This work addresses the performance degradation of existing unified controllers in high-dynamic teleoperation of human motions, where balancing accuracy and generalization remains challenging. The authors propose a lightweight unified framework that employs a gating network to dynamically select among domain-specific expert policies in real time. To enable anticipatory control without requiring future trajectory inputs, the framework incorporates a VAE-based motion prior module that predicts future action intent. This design preserves the full capabilities of individual expert policies, circumventing the performance loss typically incurred by knowledge distillation. Trained on only 2.5 hours of motion capture data, the method achieves high-fidelity, real-time reproduction of complex dynamic behaviors—including running, jumping, and fall recovery—on both simulation and the Unitree G1 robot, significantly outperforming current baselines.

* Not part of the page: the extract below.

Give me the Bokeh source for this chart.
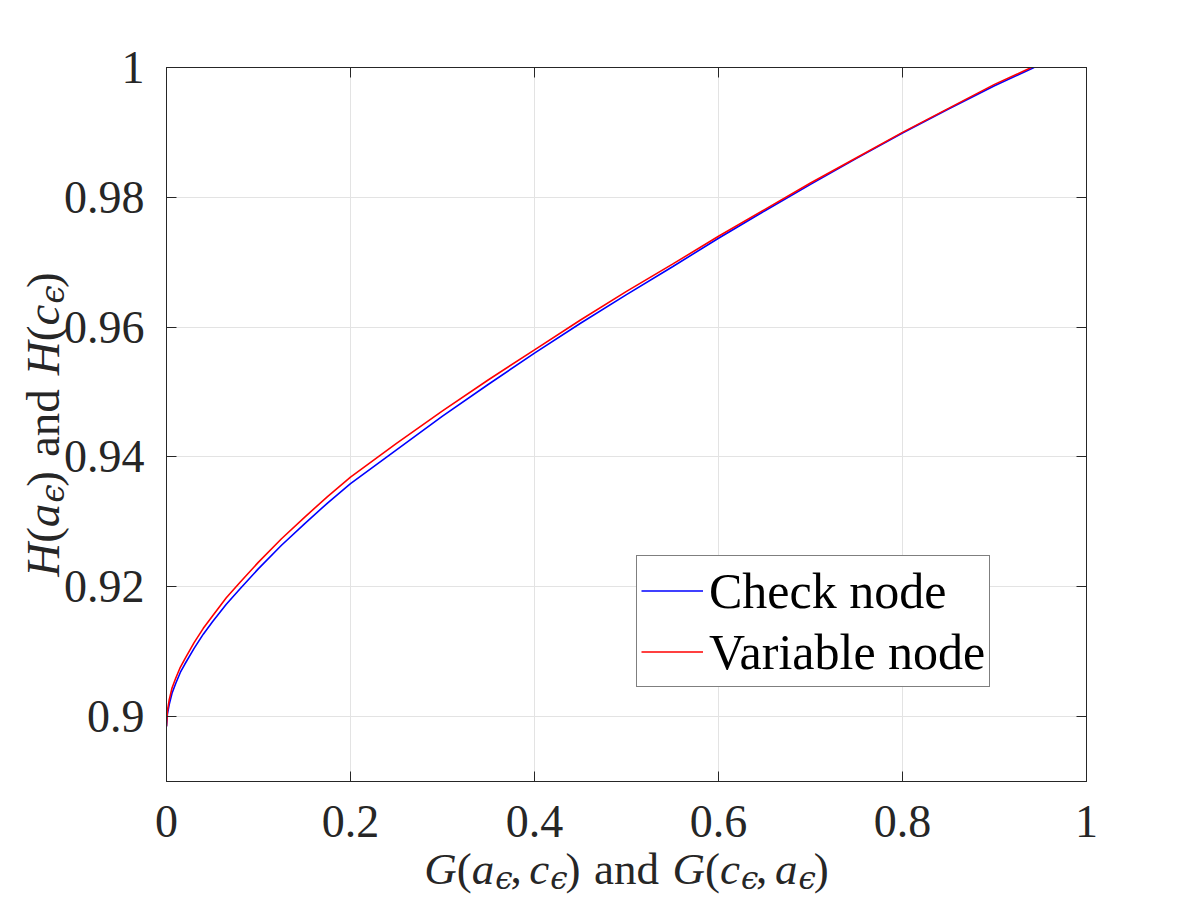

Real-time whole-body teleoperation is a critical method for humanoid robots to perform complex tasks in unstructured environments. However, developing a unified controller that robustly supports diverse human motions remains a significant challenge. Existing methods typically distill multiple expert policies into a single general policy, which often inevitably leads to performance degradation, particularly on highly dynamic motions. This paper presents TeleGate, a unified whole-body teleoperation framework for humanoid robots that achieves high-precision tracking across various motions while avoiding the performance loss inherent in knowledge distillation. Our key idea is to preserve the full capability of domain-specific expert policies by training a lightweight gating network, which dynamically activates experts in real-time based on proprioceptive states and reference trajectories. Furthermore, to compensate for the absence of future reference trajectories in real-time teleoperation, we introduce a VAE-based motion prior module that extracts implicit future motion intent from historical observations, enabling anticipatory control for motions requiring prediction such as jumping and standing up. We conducted empirical evaluations in simulation and also deployed our technique on the Unitree G1 humanoid robot. Using only 2.5 hours of motion capture data for training, our TeleGate achieves high-precision real-time teleoperation across diverse dynamic motions (e.g., running, fall recovery, and jumping), significantly outperforming the baseline methods in both tracking accuracy and success rate.